Bertelsmann, AOL End Joint Ventures

In a move that surprised few, Bertelsmann AG and America Online Inc. Friday announced plans to restructure their global joint ventures in a deal worth up to $8.5 billion.


The speculation regarding Bertelsmann stepping out of the AOL Europe and AOL
Australia were verified with the new agreement, though the two were
reportedly in talks over the last several months. Bertelsmann will sell its 50 percent stakes in the European and Australian
joint ventures for as much as $8.25 billion. In addition, the media house
will pay $250 million for four years of distribution on AOL’s (AOL) global
network.


Bertelsmann will use the profits from the sale of its interest to start new
e-commerce projects and to build on existing e-commerce and content
activities, the media house said in a statement. Thomas Middelhoff,
Bertelsmann’s chairman and chief executive officer, said that the deal will
allow the company to propel its goal to “fully digitize Bertelsmann’s media
properties and build our position as one of the world’s leading Internet
content and e-commerce companies.”


AOL, on the other hand, says that the restructuring helps it to “more
aggressively serve the global market” and pursue Europe’s expected 125
million Internet audience, a target which the region is projected to reach
in 2004. According to AOL, AOL Europe now reaches more than 3.8 million
households.


AOL President and Chief Operating Officer Bob Pittman said the mega ISP will accelerate AOL
Europe’s expansion into new regional markets and develop access to new
platforms in its AOL Anywhere strategy.


In the distribution deal, Bertelsmann content will appear on the AOL and AOL
Europe networks. The previous e-commerce agreements between the two will be
extended into Bertelsmann’s music and other properties such as
forgetmusic.com, AndSold, evenbetter.com, and Bertelsmann’s music and books
clubs. Digital music downloads and digital rights management will also play
into the deal and support Bertelsmann’s stated goal of becoming the world’s
top music company.


Broadband will also be included in the agreement, with Bertelsmann offering
broadband platform support for AOL and AOL Europe. While AOL will be a preferred partner, the deal is not exclusive.

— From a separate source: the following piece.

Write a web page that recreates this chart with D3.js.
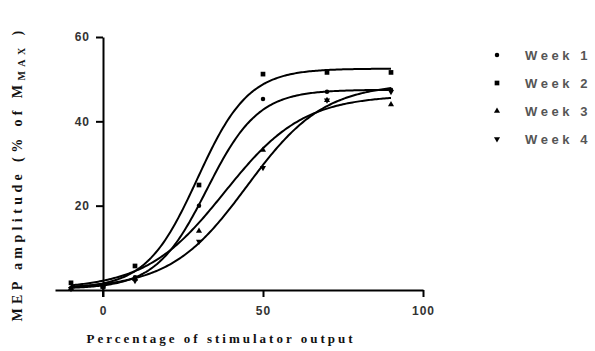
<!DOCTYPE html>
<html>
<head>
<meta charset="utf-8">
<script src="https://cdn.jsdelivr.net/npm/d3@7"></script>
<style>
  body { margin: 0; background: #fff; }
  svg { display: block; }
</style>
</head>
<body>
<div id="chart"></div>
<script>
// stimulus levels (% of stimulator output)
const stimLevels = [-10, 0, 10, 30, 50, 70, 90];

// MEP amplitude (% of Mmax) per week
const week1 = [0.5, 0.8, 3.0, 20.0, 45.3, 47.0, 47.5];
const week2 = [1.7, 0.9, 5.7, 24.9, 51.2, 51.6, 51.6];
const week3 = [0.4, 0.8, 2.6, 14.0, 33.2, 45.0, 44.0];
const week4 = [0.3, 0.6, 2.2, 11.5, 29.0, 45.0, 47.0];

// Boltzmann fit parameters: [bottom, top, V50, slope]
const fit1 = [0.3, 47.5, 32.5, 8];
const fit2 = [0.3, 52.5, 29.5, 8];
const fit3 = [0.2, 46.2, 38, 12.3];
const fit4 = [0.3, 49, 45, 12];

const seriesNames = ["Week 1", "Week 2", "Week 3", "Week 4"];
const seriesSymbols = [d3.symbolCircle, d3.symbolSquare, d3.symbolTriangle, d3.symbolTriangle];

const xTicks = [0, 50, 100];
const yTicks = [0, 20, 40, 60];

const W = 595, H = 351;

const series = [week1, week2, week3, week4].map((vals, i) => ({
    name: seriesNames[i],
    symbol: seriesSymbols[i],
    flip: i === 3,
    fit: [fit1, fit2, fit3, fit4][i],
    points: stimLevels.map((x, j) => ({x: x, y: vals[j]}))
}));

const svg = d3.select("#chart").append("svg")
    .attr("width", W)
    .attr("height", H);

const x = d3.scaleLinear().domain([-15, 100]).range([55, 423]);
const y = d3.scaleLinear().domain([0, 60]).range([290, 37]);

const boltz = (p, v) => p[0] + (p[1] - p[0]) / (1 + Math.exp((p[2] - v) / p[3]));

// fitted curves
const line = d3.line()
    .x(d => x(d[0]))
    .y(d => y(d[1]));

const samples = d3.range(-10, 90.01, 0.5);

svg.append("g")
    .attr("fill", "none")
    .attr("stroke", "#000")
    .attr("stroke-width", 2)
  .selectAll("path")
  .data(series)
  .join("path")
    .attr("d", s => line(samples.map(v => [v, boltz(s.fit, v)])));

// data points
svg.append("g")
  .selectAll("g")
  .data(series)
  .join("g")
  .selectAll("path")
  .data(s => s.points.map(p => Object.assign({s: s}, p)))
  .join("path")
    .attr("transform", d => `translate(${x(d.x)},${y(d.y)})` + (d.s.flip ? " rotate(180)" : ""))
    .attr("d", d => d3.symbol().type(d.s.symbol).size(d.s.symbol === d3.symbolSquare ? 22 : 16)())
    .attr("fill", "#000");

// axes
const tickFont = "bold 12px 'Liberation Sans', Arial, sans-serif";

const xAxis = svg.append("g")
    .attr("transform", `translate(0,${y(0)})`)
    .call(d3.axisBottom(x).tickValues(xTicks).tickSize(7).tickSizeOuter(0).tickPadding(9));
xAxis.select(".domain").attr("stroke-width", 2);

const yAxis = svg.append("g")
    .attr("transform", `translate(${x(0)},0)`)
    .call(d3.axisLeft(y).tickValues(yTicks.filter(t => t > 0)).tickSize(7).tickSizeOuter(0).tickPadding(6));
yAxis.select(".domain").attr("stroke-width", 2);

svg.selectAll(".tick line").attr("stroke-width", 2);
svg.selectAll(".tick text")
    .style("font", tickFont)
    .attr("fill", "#333")
    .style("letter-spacing", "1px");

// y axis zero tick extends below the x axis
svg.append("line")
    .attr("x1", x(0)).attr("x2", x(0))
    .attr("y1", y(0)).attr("y2", y(0) + 7)
    .attr("stroke", "#000").attr("stroke-width", 2);

// axis titles
svg.append("text")
    .attr("x", 221)
    .attr("y", 343)
    .attr("text-anchor", "middle")
    .style("font", "bold 13px 'Liberation Serif', 'Times New Roman', serif")
    .style("letter-spacing", "3px")
    .attr("fill", "#111")
    .text("Percentage of stimulator output");

const yt = svg.append("text")
    .attr("transform", "translate(22,174) rotate(-90)")
    .attr("text-anchor", "middle")
    .style("font", "bold 14px 'Liberation Serif', 'Times New Roman', serif")
    .style("letter-spacing", "4.4px")
    .attr("fill", "#111");
yt.append("tspan").text("MEP amplitude (% of M");
yt.append("tspan").attr("font-size", "10px").attr("dy", 3).text("MAX");
yt.append("tspan").attr("dy", -3).text(" )");

// legend
const legend = svg.append("g")
  .selectAll("g")
  .data(series)
  .join("g")
    .attr("transform", (d, i) => `translate(497,${55 + i * 28})`);

legend.append("path")
    .attr("transform", d => d.flip ? "rotate(180)" : null)
    .attr("d", d => d3.symbol().type(d.symbol).size(d.symbol === d3.symbolSquare ? 22 : 16)())
    .attr("fill", "#000");

legend.append("text")
    .attr("x", 28)
    .attr("y", 5)
    .style("font", "bold 13px 'Liberation Sans', Arial, sans-serif")
    .style("letter-spacing", "3.6px")
    .attr("fill", "#555")
    .text(d => d.name);
</script>
</body>
</html>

Bertelsmann called the decision the result of extensive examination of its Internet strategy and an evaluation that ISP services were outside of its core interests. Middelhoff said that content and e-commerce are now the focus.


While AOL Chairman and Chief Executive Officer Steve Case called the move the extension of a
long relationship, the buy out was assumed to be the product of tensions following the AOL-Time Warner for a merger. However, both sides said that talks had actually begun independently late last year, prior to any merger discussions between AOL and Time Warner.


Michael Lynton, president of AOL International, will take the helm at AOL Europe as acting CEO, with its current president and CEO, Andreas Schmidt, will stay on through the transition. However, AOL’s Case and Pitmann said that the European property will remain independent because it will be led by local management with local implementation.


AOL would pay for its new full ownership of the global properties, in cash
or stock, by January 2002. Speculation is still swirling around the
possibility of an IPO for both AOL Europe, and for Bertelsmann’s separate
European e-commerce venture BOL.


In January, Middelhoff departed from AOL’s board of directors, citing AOL’s $182 billion merger with
top media company Time Warner Inc. as the reason for the departure.